• _Given material_:
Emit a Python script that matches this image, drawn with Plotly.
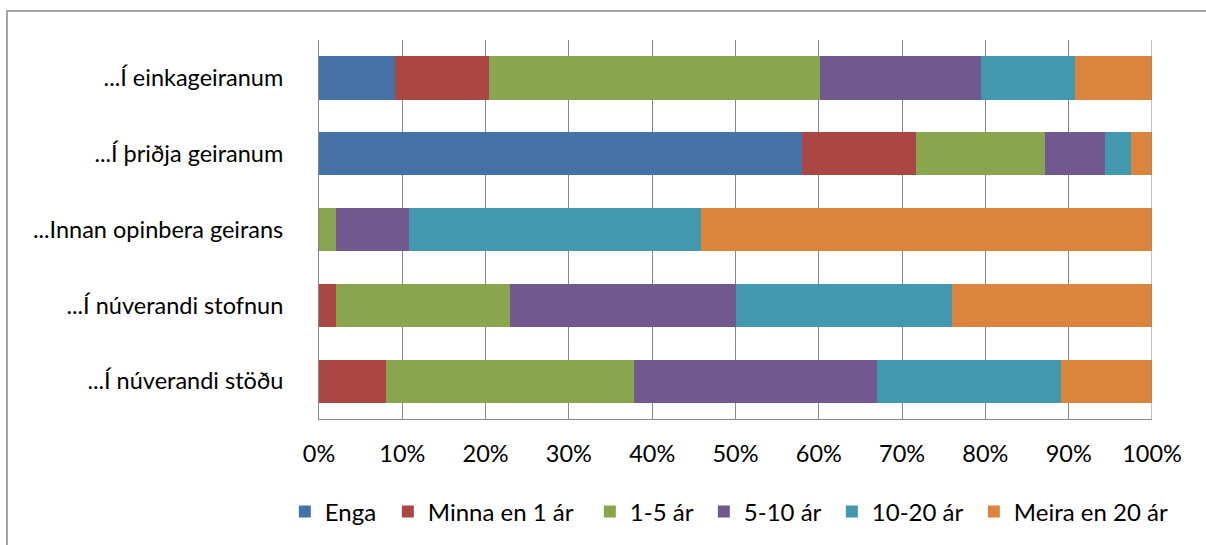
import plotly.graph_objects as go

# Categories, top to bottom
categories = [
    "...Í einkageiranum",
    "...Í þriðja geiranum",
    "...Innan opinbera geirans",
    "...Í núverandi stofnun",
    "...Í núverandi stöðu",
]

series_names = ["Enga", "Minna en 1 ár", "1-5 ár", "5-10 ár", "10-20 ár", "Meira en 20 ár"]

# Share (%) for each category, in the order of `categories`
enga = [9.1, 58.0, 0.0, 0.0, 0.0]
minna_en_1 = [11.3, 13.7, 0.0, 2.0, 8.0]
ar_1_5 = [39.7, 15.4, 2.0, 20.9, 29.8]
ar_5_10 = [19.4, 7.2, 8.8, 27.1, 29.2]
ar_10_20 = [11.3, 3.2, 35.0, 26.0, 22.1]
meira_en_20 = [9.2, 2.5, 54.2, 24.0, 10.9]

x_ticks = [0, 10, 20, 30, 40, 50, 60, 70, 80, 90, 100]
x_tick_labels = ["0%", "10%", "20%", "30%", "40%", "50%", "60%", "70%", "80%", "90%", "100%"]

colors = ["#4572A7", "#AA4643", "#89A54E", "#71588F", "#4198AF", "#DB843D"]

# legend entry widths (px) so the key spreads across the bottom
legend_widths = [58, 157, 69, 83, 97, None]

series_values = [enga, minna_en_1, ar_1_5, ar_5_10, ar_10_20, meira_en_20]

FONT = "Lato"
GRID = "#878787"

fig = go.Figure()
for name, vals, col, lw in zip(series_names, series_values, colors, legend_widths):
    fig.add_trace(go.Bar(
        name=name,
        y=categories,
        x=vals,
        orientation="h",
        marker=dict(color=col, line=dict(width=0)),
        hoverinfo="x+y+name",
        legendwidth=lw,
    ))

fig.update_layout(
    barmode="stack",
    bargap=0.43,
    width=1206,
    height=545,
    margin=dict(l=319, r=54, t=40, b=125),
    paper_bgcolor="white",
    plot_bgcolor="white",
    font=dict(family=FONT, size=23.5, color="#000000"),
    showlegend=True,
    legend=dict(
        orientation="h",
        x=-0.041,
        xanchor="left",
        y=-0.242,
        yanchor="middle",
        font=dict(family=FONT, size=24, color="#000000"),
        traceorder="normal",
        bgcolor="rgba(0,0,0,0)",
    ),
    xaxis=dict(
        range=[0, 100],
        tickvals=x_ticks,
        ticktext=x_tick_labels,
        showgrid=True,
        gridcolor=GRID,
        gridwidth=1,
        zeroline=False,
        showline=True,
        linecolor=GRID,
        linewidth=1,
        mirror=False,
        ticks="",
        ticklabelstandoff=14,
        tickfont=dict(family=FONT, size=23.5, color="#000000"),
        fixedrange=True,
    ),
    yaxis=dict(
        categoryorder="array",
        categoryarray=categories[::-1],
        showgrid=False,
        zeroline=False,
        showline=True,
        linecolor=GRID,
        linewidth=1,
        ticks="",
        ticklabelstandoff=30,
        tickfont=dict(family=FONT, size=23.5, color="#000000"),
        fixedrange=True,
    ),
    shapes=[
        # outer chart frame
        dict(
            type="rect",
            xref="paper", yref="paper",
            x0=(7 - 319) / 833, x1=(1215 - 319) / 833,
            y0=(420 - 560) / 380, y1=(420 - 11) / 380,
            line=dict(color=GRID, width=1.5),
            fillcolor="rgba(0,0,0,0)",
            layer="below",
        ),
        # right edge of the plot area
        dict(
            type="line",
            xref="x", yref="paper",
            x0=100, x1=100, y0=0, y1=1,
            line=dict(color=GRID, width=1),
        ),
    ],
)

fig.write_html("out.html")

• _Written instruction_:
Using the data above, write out every line exactly, leaving the images behind.

• _Completed task_:
Emit a Python script that matches this image, drawn with Plotly.
import plotly.graph_objects as go

# Categories, top to bottom
categories = [
    "...Í einkageiranum",
    "...Í þriðja geiranum",
    "...Innan opinbera geirans",
    "...Í núverandi stofnun",
    "...Í núverandi stöðu",
]

series_names = ["Enga", "Minna en 1 ár", "1-5 ár", "5-10 ár", "10-20 ár", "Meira en 20 ár"]

# Share (%) for each category, in the order of `categories`
enga = [9.1, 58.0, 0.0, 0.0, 0.0]
minna_en_1 = [11.3, 13.7, 0.0, 2.0, 8.0]
ar_1_5 = [39.7, 15.4, 2.0, 20.9, 29.8]
ar_5_10 = [19.4, 7.2, 8.8, 27.1, 29.2]
ar_10_20 = [11.3, 3.2, 35.0, 26.0, 22.1]
meira_en_20 = [9.2, 2.5, 54.2, 24.0, 10.9]

x_ticks = [0, 10, 20, 30, 40, 50, 60, 70, 80, 90, 100]
x_tick_labels = ["0%", "10%", "20%", "30%", "40%", "50%", "60%", "70%", "80%", "90%", "100%"]

colors = ["#4572A7", "#AA4643", "#89A54E", "#71588F", "#4198AF", "#DB843D"]

# legend entry widths (px) so the key spreads across the bottom
legend_widths = [58, 157, 69, 83, 97, None]

series_values = [enga, minna_en_1, ar_1_5, ar_5_10, ar_10_20, meira_en_20]

FONT = "Lato"
GRID = "#878787"

fig = go.Figure()
for name, vals, col, lw in zip(series_names, series_values, colors, legend_widths):
    fig.add_trace(go.Bar(
        name=name,
        y=categories,
        x=vals,
        orientation="h",
        marker=dict(color=col, line=dict(width=0)),
        hoverinfo="x+y+name",
        legendwidth=lw,
    ))

fig.update_layout(
    barmode="stack",
    bargap=0.43,
    width=1206,
    height=545,
    margin=dict(l=319, r=54, t=40, b=125),
    paper_bgcolor="white",
    plot_bgcolor="white",
    font=dict(family=FONT, size=23.5, color="#000000"),
    showlegend=True,
    legend=dict(
        orientation="h",
        x=-0.041,
        xanchor="left",
        y=-0.242,
        yanchor="middle",
        font=dict(family=FONT, size=24, color="#000000"),
        traceorder="normal",
        bgcolor="rgba(0,0,0,0)",
    ),
    xaxis=dict(
        range=[0, 100],
        tickvals=x_ticks,
        ticktext=x_tick_labels,
        showgrid=True,
        gridcolor=GRID,
        gridwidth=1,
        zeroline=False,
        showline=True,
        linecolor=GRID,
        linewidth=1,
        mirror=False,
        ticks="",
        ticklabelstandoff=14,
        tickfont=dict(family=FONT, size=23.5, color="#000000"),
        fixedrange=True,
    ),
    yaxis=dict(
        categoryorder="array",
        categoryarray=categories[::-1],
        showgrid=False,
        zeroline=False,
        showline=True,
        linecolor=GRID,
        linewidth=1,
        ticks="",
        ticklabelstandoff=30,
        tickfont=dict(family=FONT, size=23.5, color="#000000"),
        fixedrange=True,
    ),
    shapes=[
        # outer chart frame
        dict(
            type="rect",
            xref="paper", yref="paper",
            x0=(7 - 319) / 833, x1=(1215 - 319) / 833,
            y0=(420 - 560) / 380, y1=(420 - 11) / 380,
            line=dict(color=GRID, width=1.5),
            fillcolor="rgba(0,0,0,0)",
            layer="below",
        ),
        # right edge of the plot area
        dict(
            type="line",
            xref="x", yref="paper",
            x0=100, x1=100, y0=0, y1=1,
            line=dict(color=GRID, width=1),
        ),
    ],
)

fig.write_html("out.html")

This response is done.